Copyright (c) 2019 Julie Kaldor Grives


This research investigated whether exercise equipment serving as training aids for singers changes aerodynamic and acoustic measures and, if so, whether any of the changes persist or increase with regular training. Nineteen subjects, eleven women and eight men, in their first two years of voice study at the collegiate level and between nineteen and twenty-two years old, participated in the studies. Seven subjects tested an exercise band. Three subjects tested an exercise ball. Two subjects tested a balance ball. Each study asked subjects to participate in three testing sessions that included a baseline, a training aid and a post-training aid phase. The researcher followed the same protocol in each, gathering aerodynamic and acoustic data through the Glottal Enterprises Aeroview system and the Kay-Pentax Computerized Speech Lab (CSL 4500). The five subjects of the case study participated in a testing session before a month-long training period with the exercise band. They were tested again immediately after the training period and once more one month later during which time subjects did not use the exercise band. Case study subjects also recorded their perceptions of change during the month-long training period.

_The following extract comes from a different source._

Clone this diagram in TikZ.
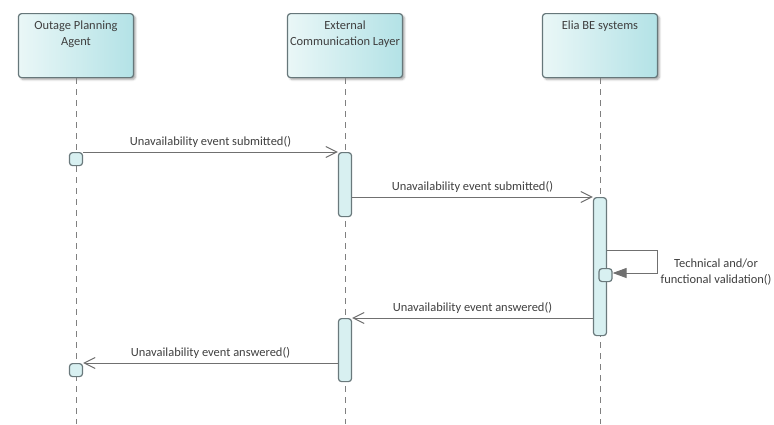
\documentclass[tikz,border=0pt]{standalone}
\usepackage{fontspec}
\setmainfont{Carlito}
\usetikzlibrary{arrows.meta,shadows.blur}

\definecolor{ink}{HTML}{3F3F3F}
\definecolor{boxL}{HTML}{EAF7F7}
\definecolor{boxR}{HTML}{B3E2E6}
\definecolor{boxedge}{HTML}{66777A}
\definecolor{actfill}{HTML}{D8F0F1}
\definecolor{actedge}{HTML}{6A797C}
\definecolor{lifegray}{HTML}{808080}
\definecolor{msggray}{HTML}{707070}

\newcommand\diagfont{\fontsize{12.5}{16}\selectfont}

\tikzset{
  actor/.style={draw=boxedge, line width=1.2bp, rounded corners=3bp,
    left color=boxL, right color=boxR, minimum width=115bp, minimum height=64bp,
    inner sep=0pt, anchor=north,
    blur shadow={shadow xshift=2bp, shadow yshift=-2bp, shadow opacity=35, shadow blur steps=4}},
  actortext/.style={anchor=north, align=center, text=ink, font=\diagfont, inner sep=0pt},
  lifeline/.style={draw=lifegray, line width=1bp, dash pattern=on 6bp off 5bp},
  activation/.style={draw=actedge, fill=actfill, line width=1.2bp, rounded corners=3bp,
    minimum width=13bp, inner sep=0pt, anchor=north},
  execbox/.style={activation, minimum height=13bp},
  msg/.style={draw=msggray, line width=1bp,
    -{Straight Barb[length=11bp, width=11bp, line width=1bp]}},
  selfmsg/.style={draw=msggray, line width=1bp, -{Triangle[length=14bp, width=10bp]}},
  msglabel/.style={text=ink, font=\diagfont, inner sep=0pt, align=center}
}

\begin{document}
\begin{tikzpicture}[x=1bp, y=-1bp]
  \useasboundingbox (0,0) rectangle (774,424);

  % participants
  \node[actor] (opa)  at (76,13)  {};
  \node[actor] (ecl)  at (345,13) {};
  \node[actor] (elia) at (600,13) {};
  \node[actortext] (opa-t)  at ([yshift=-8bp]opa.north)  {Outage Planning\\Agent};
  \node[actortext] (ecl-t)  at ([yshift=-8bp]ecl.north)  {External\\Communication Layer};
  \node[actortext] (elia-t) at ([yshift=-8bp]elia.north) {Elia BE systems};

  % lifelines
  \coordinate (bottom) at (0,424);
  \draw[lifeline] (opa.south)  -- (opa.south |- bottom);
  \draw[lifeline] (ecl.south)  -- (ecl.south |- bottom);
  \draw[lifeline] (elia.south) -- (elia.south |- bottom);

  % activations and execution boxes
  \node[activation, minimum height=64bp]  (ecl1)  at (345,152) {};
  \node[activation, minimum height=138bp] (elia1) at (600,197) {};
  \node[activation, minimum height=63bp]  (ecl2)  at (345,318) {};
  \node[execbox] (opx1)  at (76,152)  {};
  \node[execbox] (selfx) at (605.5,268) {};
  \node[execbox] (opx2)  at (76,363)  {};

  % messages
  \draw[msg] (opx1.north east) -- (ecl1.north west)
    node[msglabel, midway, above=4.5bp] (m1) {Unavailability event submitted()};
  \draw[msg] (ecl1.east |- elia1.north) -- (elia1.north west)
    node[msglabel, midway, above=4.5bp] (m2) {Unavailability event submitted()};

  \coordinate (loopa) at (657,250);
  \coordinate (loopb) at (657,273);
  \draw[selfmsg] (elia1.east |- loopa) -- (loopa) -- (loopb) -- (selfx.east |- loopb);
  \node[msglabel] (m-self) at (716,272) {Technical and/or\\functional validation()};

  \draw[msg] (elia1.west |- ecl2.north) -- (ecl2.north east)
    node[msglabel, midway, above=4.5bp] (m3) {Unavailability event answered()};
  \draw[msg] (ecl2.west |- opx2.north) -- (opx2.north east)
    node[msglabel, midway, above=4.5bp] (m4) {Unavailability event answered()};
\end{tikzpicture}
\end{document}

Paired samples t-tests revealed significant changes in aerodynamic and acoustic measures when comparing averaged baseline, training and post-training phases for all three preliminary studies. The exercise band showed the most significant changes from the baseline with moderate and large effect sizes to both aerodynamic and acoustic measures. Both the exercise ball and balance ball showed significant changes in fewer measures, but with moderate and large effect sizes, as well. In the case study, paired samples t-tests compared all subjects averaged aerodynamic and acoustic measures. The analysis revealed that while no significant differences occurred in aerodynamic measures, in acoustic measures significant differences from the baseline phases occurred with large effect sizes. In the case study, subjects, who regularly practiced with the exercise band, showed persisting, consistent change. Future study will better define why and how training aids affect singers’ aerodynamic and acoustic measures. The three training aids and the specific methods tested show potential to be an effective training tool for singers.